People close to Barr and Trump said Barr’s concerns were genuine but did not signal an imminent blowup.

“There is some tension. The tension has been public. Bill hasn’t hidden what his concern is,” said one person familiar with their interactions. “They’ve both been public about it. I think they still a have a very good relationship.”

The source also dismissed the notion that the attorney general is on the verge of quitting.

“I can imagine a circumstance where he said, ‘I’m not dealing with this. I may resign.’ That may be a general conversation that was misinterpreted,” said the Barr ally. “Barr is not hiding the fact it’s difficult for him. But it doesn’t mean he’s leaving.”

One former senior administration official said the media reports about Barr’s resignation threat looks more like it was done “to try to create a rift” between his attorney general and the president.

“I just can’t think a guy in my mind as savvy as Barr, that he’d actually tell people that,” said the former official. “I have a hard time believing that’s what happening. That’s tempting fate. Now you’re going to get the president pissed off and he’s going to say, ‘You know what? Fire him.’”

Still, one sign that Barr is genuinely distressed is the joint statement of support GOP congressional leaders suddenly issued for the attorney general Tuesday.

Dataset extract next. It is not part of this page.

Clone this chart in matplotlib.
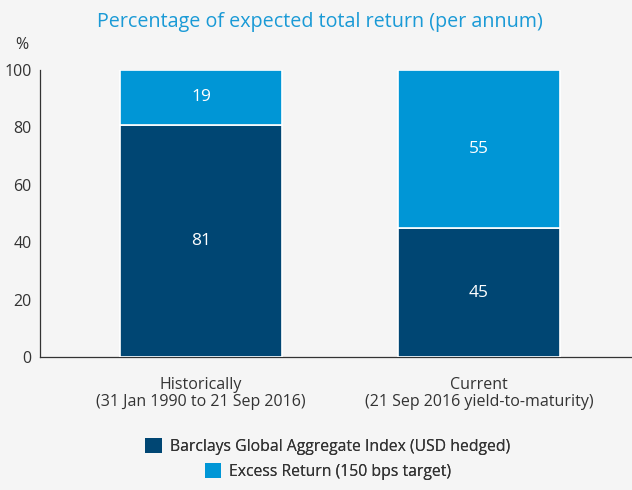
import matplotlib.pyplot as plt
import numpy as np
from matplotlib.patches import Patch

categories = ["Historically\n(31 Jan 1990 to 21 Sep 2016)", "Current\n(21 Sep 2016 yield-to-maturity)"]
index_share = [81, 45]
excess_share = [19, 55]
series_labels = ["Barclays Global Aggregate Index (USD hedged)", "Excess Return (150 bps target)"]

dark_blue = "#004673"
light_blue = "#0096d6"
bg = "#f5f5f5"
text_col = "#333333"

plt.rcParams.update({"font.family": ["Open Sans", "DejaVu Sans"], "text.color": text_col})

fig = plt.figure(figsize=(6.32, 4.90), dpi=100, facecolor=bg)
ax = fig.add_axes([0.063, 0.271, 0.937, 0.586], facecolor=bg)

x = np.arange(len(categories))
width = 0.58
b1 = ax.bar(x, index_share, width=width, color=dark_blue, edgecolor="white", linewidth=1.2, zorder=3)
b2 = ax.bar(x, excess_share, width=width, bottom=index_share, color=light_blue, edgecolor="white", linewidth=1.2, zorder=3)

for bars, vals, bottoms in [(b1, index_share, [0, 0]), (b2, excess_share, index_share)]:
    for b, v, bt in zip(bars, vals, bottoms):
        ax.text(b.get_x() + b.get_width() / 2, bt + v / 2, f"{v}", ha="center", va="center",
                color="white", fontsize=12.5, zorder=4)

ax.set_xlim(-0.58, 1.55)
ax.set_ylim(0, 100)
ax.set_yticks([0, 20, 40, 60, 80, 100])
ax.tick_params(axis="y", length=0, pad=6, labelsize=11.5, labelcolor=text_col)
ax.set_xticks(x)
ax.set_xticklabels(categories, fontsize=11.5, color=text_col, linespacing=1.1)
ax.tick_params(axis="x", length=0, pad=14)
for s in ["top", "right"]:
    ax.spines[s].set_visible(False)
for s in ["left", "bottom"]:
    ax.spines[s].set_color("#333333")
    ax.spines[s].set_linewidth(0.9)

fig.text(0.506, 0.955, "Percentage of expected total return (per annum)", ha="center", va="center",
         fontsize=14.2, color="#1a9ad6")
fig.text(0.035, 0.908, "%", ha="center", va="center", fontsize=11.5)

for color, lab, ypos in [(dark_blue, series_labels[0], 0.088), (light_blue, series_labels[1], 0.037)]:
    leg = fig.legend([Patch(facecolor=color, edgecolor="none")], [lab], loc="center",
                     bbox_to_anchor=(0.519, ypos), frameon=False,
                     fontsize=11.3, handlelength=1.08, handleheight=1.08, handletextpad=0.5,
                     borderpad=0, borderaxespad=0)
    fig.add_artist(leg)

fig.savefig("out.png", dpi=100, facecolor=bg)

Senate Majority Leader Mitch McConnell, House Minority Leader Kevin McCarthy and Senate Judiciary Chairman Lindsey Graham all saluted Barr as “a man of the highest character and unquestionable integrity.”

The statement came as a petition by former Justice Department officials calling on Barr to resign surpassed 2,000 signatures.

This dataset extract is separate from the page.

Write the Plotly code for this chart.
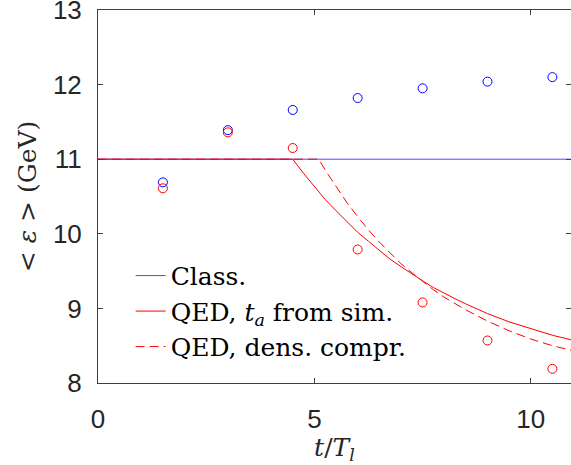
import plotly.graph_objects as go

# Simulation points
t_pts = [1.5, 3.0, 4.5, 6.0, 7.5, 9.0, 10.5]
eps_class_pts = [10.69, 11.39, 11.66, 11.82, 11.95, 12.04, 12.10]
eps_qed_pts = [10.61, 11.36, 11.15, 9.79, 9.08, 8.57, 8.19]

# Model curves
t_class = [0.0, 11.0]
eps_class = [11.0, 11.0]

t_qed_sim = [0.0, 4.5, 4.75, 5.0, 5.25, 5.5, 5.75, 6.0, 6.25, 6.5, 6.75, 7.0, 7.25, 7.5,
             7.75, 8.0, 8.25, 8.5, 9.0, 9.5, 10.0, 10.5, 11.0]
eps_qed_sim = [11.0, 11.0, 10.81, 10.63, 10.46, 10.31, 10.16, 10.02, 9.90, 9.78, 9.66, 9.56, 9.46, 9.37,
               9.28, 9.20, 9.13, 9.06, 8.93, 8.82, 8.73, 8.64, 8.57]

t_qed_dens = [0.0, 5.1, 5.3, 5.5, 5.75, 6.0, 6.25, 6.5, 6.75, 7.0, 7.25, 7.5,
              7.75, 8.0, 8.5, 9.0, 9.5, 10.0, 10.5, 11.0]
eps_qed_dens = [11.0, 11.0, 10.81, 10.63, 10.42, 10.23, 10.05, 9.89, 9.74, 9.60, 9.48, 9.36,
                9.25, 9.15, 8.98, 8.83, 8.70, 8.59, 8.50, 8.43]

x_ticks = [0, 5, 10]
y_ticks = [8, 9, 10, 11, 12, 13]

BLUE = "#0000ff"
BLUE_LINE = "#4a4aff"
RED = "#ff0000"
AX = "#404040"
TXT = "#262626"
serif = "DejaVu Serif"
sans = "Liberation Sans"

fig = go.Figure()
fig.add_trace(go.Scatter(x=t_class, y=eps_class, mode="lines", name="Class.",
                         line=dict(color=BLUE_LINE, width=1)))
fig.add_trace(go.Scatter(x=t_qed_sim, y=eps_qed_sim, mode="lines",
                         name="QED, <i>t</i><sub><i>a</i></sub> from sim.",
                         line=dict(color=RED, width=1)))
fig.add_trace(go.Scatter(x=t_qed_dens, y=eps_qed_dens, mode="lines",
                         name="QED, dens. compr.",
                         line=dict(color=RED, width=1, dash="9px,5px")))
fig.add_trace(go.Scatter(x=t_pts, y=eps_class_pts, mode="markers", showlegend=False,
                         marker=dict(symbol="circle-open", size=9, color=BLUE, line=dict(width=1))))
fig.add_trace(go.Scatter(x=t_pts, y=eps_qed_pts, mode="markers", showlegend=False,
                         marker=dict(symbol="circle-open", size=9, color=RED, line=dict(width=1))))

axis_common = dict(showgrid=False, zeroline=False, showline=True, linecolor=AX, linewidth=1,
                   mirror="ticks", ticks="inside", ticklen=5, tickcolor=AX, automargin=False,
                   ticklabeloverflow="allow",
                   tickfont=dict(family=sans, size=26, color=TXT))

fig.update_xaxes(range=[0, 10.93], tickvals=x_ticks, ticktext=[str(v) for v in x_ticks],
                 title=dict(text="<i>t</i>/<i>T</i><sub><i>l</i></sub>",
                            font=dict(family=serif, size=25, color=TXT), standoff=0),
                 ticklabelstandoff=13, **axis_common)
fig.update_yaxes(range=[8, 13], tickvals=y_ticks, ticktext=[str(v) for v in y_ticks],
                 title=dict(text="&lt; <i>ε</i> &gt; (GeV)",
                            font=dict(family=serif, size=25, color=TXT), standoff=9),
                 ticklabelstandoff=10, **axis_common)

fig.update_layout(
    width=571, height=465,
    margin=dict(l=98, r=0, t=10, b=82),
    paper_bgcolor="white", plot_bgcolor="white",
    showlegend=True,
    legend=dict(x=0.069, y=0.349, xanchor="left", yanchor="top",
                bgcolor="rgba(255,255,255,0)", borderwidth=0,
                font=dict(family=serif, size=25, color="black"),
                tracegroupgap=0),
)

fig.write_html("out.html", config={"displayModeBar": False},
               post_script="document.body.style.margin='0';document.body.style.overflow='hidden';")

At Barr’s only public event Wednesday, he got a vote of confidence from FBI Director Christopher Wray, even through the two men offered notably different takes on the recent inspector general report on surveillance abuses — with Barr striking a more Trump-friendly stance.

“He is no stranger to tackling challenges,” Wray said of Barr, calling him “my friend” and noting his long history at DOJ, including his prior stint as attorney general three decades ago. “We need that type of strong leadership.”

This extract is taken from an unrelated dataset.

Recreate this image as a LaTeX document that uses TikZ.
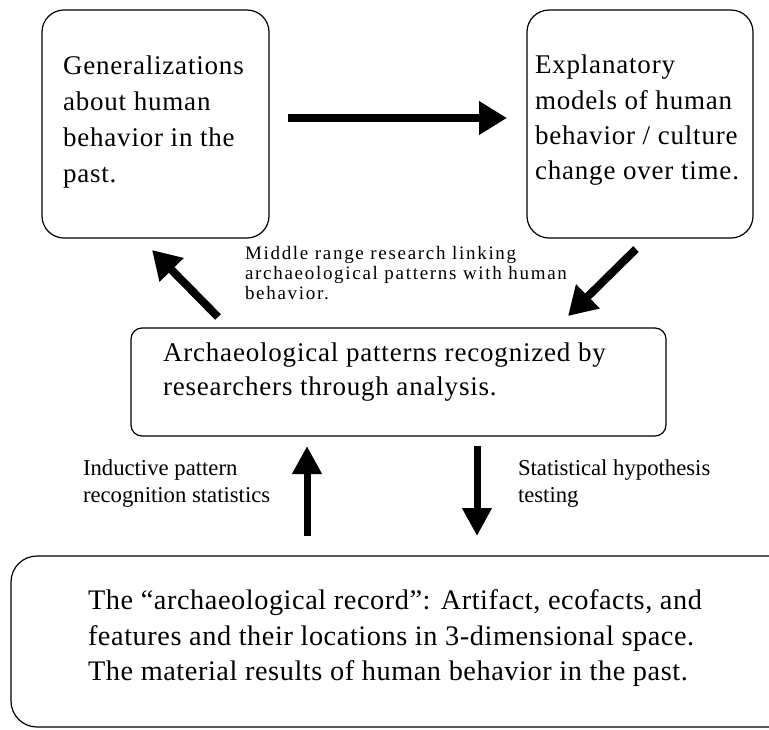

Barr continued to build common cause with the U.S. national security establishment by joining in an op-ed released Wednesday warning about the threat of foreign interference in the 2020 election. The topic is known to be one whose mere mention irritates the president, but the piece soft-pedaled the part most galling to Trump, making just one passing reference to Russia.

For now, the guessing game inside and outside the Justice Department is just how much interference and commentary from the president Barr will stomach before moving on.

Barr has built up a thick skin during his two stints as attorney, so no one expects him to resign because Trump tweeted some unkind videos from Fox Business News. But worrisome for Barr is that one of Trump’s retweets Wednesday highlighted past presidents’ efforts to influence Justice Department investigations.

Barr’s effectiveness is now directly tied to the intensity of Trump’s focus on his DOJ-related grievances. If there are many days when the president obsesses about them publicly, the attorney general’s tenure may be limited.

On the other hand, Trump is eminently distractable and sometimes seems more interested in whacking the Democratic presidential candidates than going after the deep state.

As Trump’s political schedule ramps up in the coming months, the chief risk for Barr may be that the president decides to make railing against prosecutors, judges and even jurors a staple of his campaign stump speech, delving into the topic again and again.

But to really put the attorney general in an excruciating fix, those attacks would have to coincide with Barr’s efforts to exert control over the department — a perfect storm that occurred last week, but that might not be whipped up to the same degree again before the election.

“People at the Justice Department will tolerate the attorney general getting involved in their cases for legitimate reasons,” said Miller, the former Holder aide. “The AG has the right to do that. They’ll even tolerate it if there’s some deniability of a political motive, but when the president removes any plausible deniability, there’s nothing for the career employees to do but revolt to keep their own integrity intact.”